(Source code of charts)
┏━━
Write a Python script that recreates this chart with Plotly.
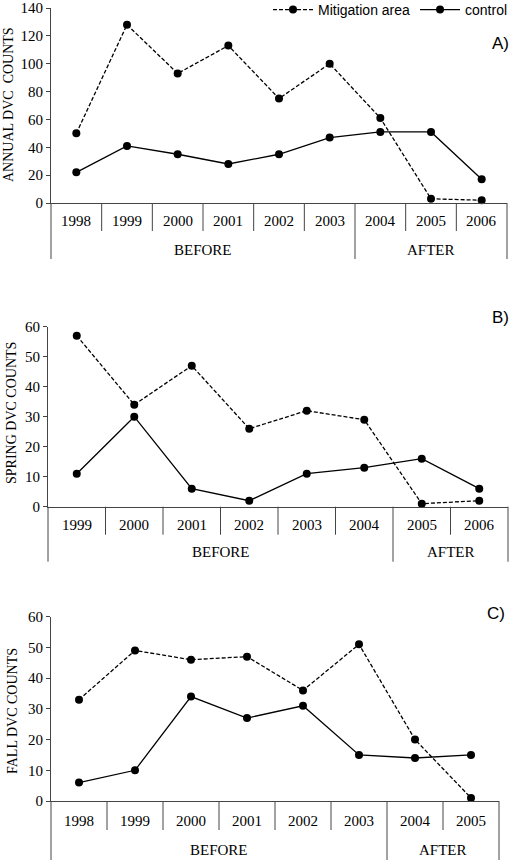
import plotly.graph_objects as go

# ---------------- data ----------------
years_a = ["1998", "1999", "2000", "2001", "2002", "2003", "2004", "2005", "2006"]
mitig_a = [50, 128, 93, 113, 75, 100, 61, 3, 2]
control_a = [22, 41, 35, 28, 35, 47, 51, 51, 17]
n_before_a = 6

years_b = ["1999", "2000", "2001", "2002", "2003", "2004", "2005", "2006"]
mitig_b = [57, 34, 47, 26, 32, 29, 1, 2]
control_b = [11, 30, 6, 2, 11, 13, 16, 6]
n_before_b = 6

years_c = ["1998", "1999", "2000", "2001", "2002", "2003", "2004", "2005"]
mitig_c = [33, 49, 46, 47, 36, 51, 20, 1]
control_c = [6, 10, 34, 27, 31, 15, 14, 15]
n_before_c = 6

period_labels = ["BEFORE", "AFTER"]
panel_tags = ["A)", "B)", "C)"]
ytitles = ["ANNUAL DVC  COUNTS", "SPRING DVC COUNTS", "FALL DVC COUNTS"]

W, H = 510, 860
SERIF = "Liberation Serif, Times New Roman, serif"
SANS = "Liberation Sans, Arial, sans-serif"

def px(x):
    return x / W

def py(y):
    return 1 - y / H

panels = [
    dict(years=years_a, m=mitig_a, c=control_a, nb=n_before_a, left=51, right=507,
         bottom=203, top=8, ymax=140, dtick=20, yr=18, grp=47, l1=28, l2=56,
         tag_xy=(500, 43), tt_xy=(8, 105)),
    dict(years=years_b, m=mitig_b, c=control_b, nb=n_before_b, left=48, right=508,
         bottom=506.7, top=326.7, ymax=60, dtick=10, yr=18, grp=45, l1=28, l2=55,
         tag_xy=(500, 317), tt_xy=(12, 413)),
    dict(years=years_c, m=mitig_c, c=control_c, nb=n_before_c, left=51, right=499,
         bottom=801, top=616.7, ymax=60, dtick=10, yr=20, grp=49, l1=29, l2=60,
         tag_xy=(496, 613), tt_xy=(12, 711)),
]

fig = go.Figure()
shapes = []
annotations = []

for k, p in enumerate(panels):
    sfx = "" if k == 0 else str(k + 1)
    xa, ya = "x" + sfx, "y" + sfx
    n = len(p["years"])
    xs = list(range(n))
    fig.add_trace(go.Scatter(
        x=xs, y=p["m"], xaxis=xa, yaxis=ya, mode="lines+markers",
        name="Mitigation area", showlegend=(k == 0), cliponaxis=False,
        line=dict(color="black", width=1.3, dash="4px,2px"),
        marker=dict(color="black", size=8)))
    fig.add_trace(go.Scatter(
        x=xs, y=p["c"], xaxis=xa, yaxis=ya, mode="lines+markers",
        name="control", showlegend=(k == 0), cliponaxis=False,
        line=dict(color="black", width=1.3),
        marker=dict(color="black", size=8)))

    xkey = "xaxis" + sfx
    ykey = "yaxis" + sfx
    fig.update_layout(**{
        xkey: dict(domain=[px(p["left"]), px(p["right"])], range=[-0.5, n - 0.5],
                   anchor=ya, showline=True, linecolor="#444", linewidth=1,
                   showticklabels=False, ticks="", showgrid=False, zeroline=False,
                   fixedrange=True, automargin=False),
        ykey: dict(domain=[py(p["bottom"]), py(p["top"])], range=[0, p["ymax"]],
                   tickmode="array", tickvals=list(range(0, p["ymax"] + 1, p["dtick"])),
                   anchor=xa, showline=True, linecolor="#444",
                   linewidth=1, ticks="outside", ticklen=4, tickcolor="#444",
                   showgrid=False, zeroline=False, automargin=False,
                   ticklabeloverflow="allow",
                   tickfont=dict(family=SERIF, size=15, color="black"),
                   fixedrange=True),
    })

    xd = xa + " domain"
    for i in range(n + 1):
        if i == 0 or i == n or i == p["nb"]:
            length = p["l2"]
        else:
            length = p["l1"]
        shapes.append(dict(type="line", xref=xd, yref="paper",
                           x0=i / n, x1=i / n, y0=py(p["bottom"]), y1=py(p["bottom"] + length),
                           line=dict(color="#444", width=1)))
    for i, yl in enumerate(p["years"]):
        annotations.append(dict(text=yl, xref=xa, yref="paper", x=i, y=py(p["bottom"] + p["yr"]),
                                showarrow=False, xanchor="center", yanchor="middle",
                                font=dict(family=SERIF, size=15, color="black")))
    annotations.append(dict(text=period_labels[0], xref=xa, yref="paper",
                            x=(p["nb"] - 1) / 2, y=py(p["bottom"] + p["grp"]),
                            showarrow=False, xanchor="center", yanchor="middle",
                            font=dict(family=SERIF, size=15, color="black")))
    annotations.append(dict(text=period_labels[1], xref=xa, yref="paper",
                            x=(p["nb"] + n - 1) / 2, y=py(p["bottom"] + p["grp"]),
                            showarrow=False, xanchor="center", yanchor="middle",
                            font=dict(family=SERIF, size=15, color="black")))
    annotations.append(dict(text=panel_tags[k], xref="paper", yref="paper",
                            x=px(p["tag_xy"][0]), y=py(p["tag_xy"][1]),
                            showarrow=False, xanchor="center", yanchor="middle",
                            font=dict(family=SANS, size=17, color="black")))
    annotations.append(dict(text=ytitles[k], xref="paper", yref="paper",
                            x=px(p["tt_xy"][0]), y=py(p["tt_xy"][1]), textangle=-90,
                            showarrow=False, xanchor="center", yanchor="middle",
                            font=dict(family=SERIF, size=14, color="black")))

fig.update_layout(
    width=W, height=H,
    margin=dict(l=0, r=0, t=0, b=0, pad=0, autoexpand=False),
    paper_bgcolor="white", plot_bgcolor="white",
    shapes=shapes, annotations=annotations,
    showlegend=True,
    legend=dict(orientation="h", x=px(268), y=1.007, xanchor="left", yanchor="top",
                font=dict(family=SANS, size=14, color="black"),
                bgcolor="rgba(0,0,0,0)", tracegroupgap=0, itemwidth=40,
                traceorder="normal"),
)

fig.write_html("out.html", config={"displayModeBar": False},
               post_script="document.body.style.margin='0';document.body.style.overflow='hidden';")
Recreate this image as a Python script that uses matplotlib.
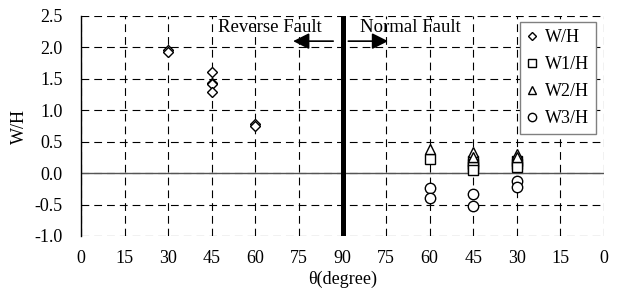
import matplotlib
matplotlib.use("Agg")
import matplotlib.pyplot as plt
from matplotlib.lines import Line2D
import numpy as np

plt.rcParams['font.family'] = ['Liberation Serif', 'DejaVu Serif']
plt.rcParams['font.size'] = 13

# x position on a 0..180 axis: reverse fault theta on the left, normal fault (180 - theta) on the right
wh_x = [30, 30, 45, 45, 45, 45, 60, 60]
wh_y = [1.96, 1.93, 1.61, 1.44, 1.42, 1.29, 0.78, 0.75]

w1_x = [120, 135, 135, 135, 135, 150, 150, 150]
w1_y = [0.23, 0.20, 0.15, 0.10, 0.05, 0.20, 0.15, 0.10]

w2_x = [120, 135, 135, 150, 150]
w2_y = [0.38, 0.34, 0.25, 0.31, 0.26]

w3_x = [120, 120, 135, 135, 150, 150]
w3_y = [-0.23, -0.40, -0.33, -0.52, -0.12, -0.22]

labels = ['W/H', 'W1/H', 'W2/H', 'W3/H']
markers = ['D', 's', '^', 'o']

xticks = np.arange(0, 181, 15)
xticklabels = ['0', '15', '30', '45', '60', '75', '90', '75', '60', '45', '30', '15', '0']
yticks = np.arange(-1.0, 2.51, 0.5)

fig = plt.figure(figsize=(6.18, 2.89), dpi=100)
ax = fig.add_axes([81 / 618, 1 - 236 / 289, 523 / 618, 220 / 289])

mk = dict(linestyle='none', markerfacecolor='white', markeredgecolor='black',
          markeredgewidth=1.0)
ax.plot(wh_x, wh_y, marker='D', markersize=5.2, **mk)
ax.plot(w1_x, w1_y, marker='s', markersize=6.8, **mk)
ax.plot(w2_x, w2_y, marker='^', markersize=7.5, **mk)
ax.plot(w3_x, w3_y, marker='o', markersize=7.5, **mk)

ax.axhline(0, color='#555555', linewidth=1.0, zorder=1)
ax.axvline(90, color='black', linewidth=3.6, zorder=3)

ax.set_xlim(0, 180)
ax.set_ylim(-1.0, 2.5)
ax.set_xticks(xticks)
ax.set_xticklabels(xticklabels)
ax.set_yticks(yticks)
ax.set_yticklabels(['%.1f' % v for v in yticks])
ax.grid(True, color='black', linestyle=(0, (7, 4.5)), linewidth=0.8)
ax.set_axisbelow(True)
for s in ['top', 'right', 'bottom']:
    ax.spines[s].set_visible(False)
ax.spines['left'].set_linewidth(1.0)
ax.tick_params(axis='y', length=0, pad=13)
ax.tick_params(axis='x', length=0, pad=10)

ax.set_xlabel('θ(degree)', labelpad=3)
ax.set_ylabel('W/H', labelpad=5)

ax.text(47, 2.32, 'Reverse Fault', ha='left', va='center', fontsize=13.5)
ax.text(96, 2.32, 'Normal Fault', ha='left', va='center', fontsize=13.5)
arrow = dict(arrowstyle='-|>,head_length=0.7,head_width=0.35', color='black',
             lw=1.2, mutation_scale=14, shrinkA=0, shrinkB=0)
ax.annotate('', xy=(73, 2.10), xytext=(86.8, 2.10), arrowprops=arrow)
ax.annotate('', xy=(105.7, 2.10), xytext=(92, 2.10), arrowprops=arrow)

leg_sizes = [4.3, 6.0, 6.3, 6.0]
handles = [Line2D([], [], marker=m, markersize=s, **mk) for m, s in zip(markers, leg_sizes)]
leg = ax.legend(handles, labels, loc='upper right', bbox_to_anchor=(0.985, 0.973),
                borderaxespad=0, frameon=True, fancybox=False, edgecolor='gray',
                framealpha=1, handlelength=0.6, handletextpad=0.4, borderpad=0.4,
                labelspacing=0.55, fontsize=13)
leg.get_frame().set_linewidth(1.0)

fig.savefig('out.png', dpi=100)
┗━━
--- AIM ---
Skip every picture and return the lines above from the top through the one that contains "n_before_c = 6".

--- RESPONSE BELOW ---
Write a Python script that recreates this chart with Plotly.
import plotly.graph_objects as go

# ---------------- data ----------------
years_a = ["1998", "1999", "2000", "2001", "2002", "2003", "2004", "2005", "2006"]
mitig_a = [50, 128, 93, 113, 75, 100, 61, 3, 2]
control_a = [22, 41, 35, 28, 35, 47, 51, 51, 17]
n_before_a = 6

years_b = ["1999", "2000", "2001", "2002", "2003", "2004", "2005", "2006"]
mitig_b = [57, 34, 47, 26, 32, 29, 1, 2]
control_b = [11, 30, 6, 2, 11, 13, 16, 6]
n_before_b = 6

years_c = ["1998", "1999", "2000", "2001", "2002", "2003", "2004", "2005"]
mitig_c = [33, 49, 46, 47, 36, 51, 20, 1]
control_c = [6, 10, 34, 27, 31, 15, 14, 15]
n_before_c = 6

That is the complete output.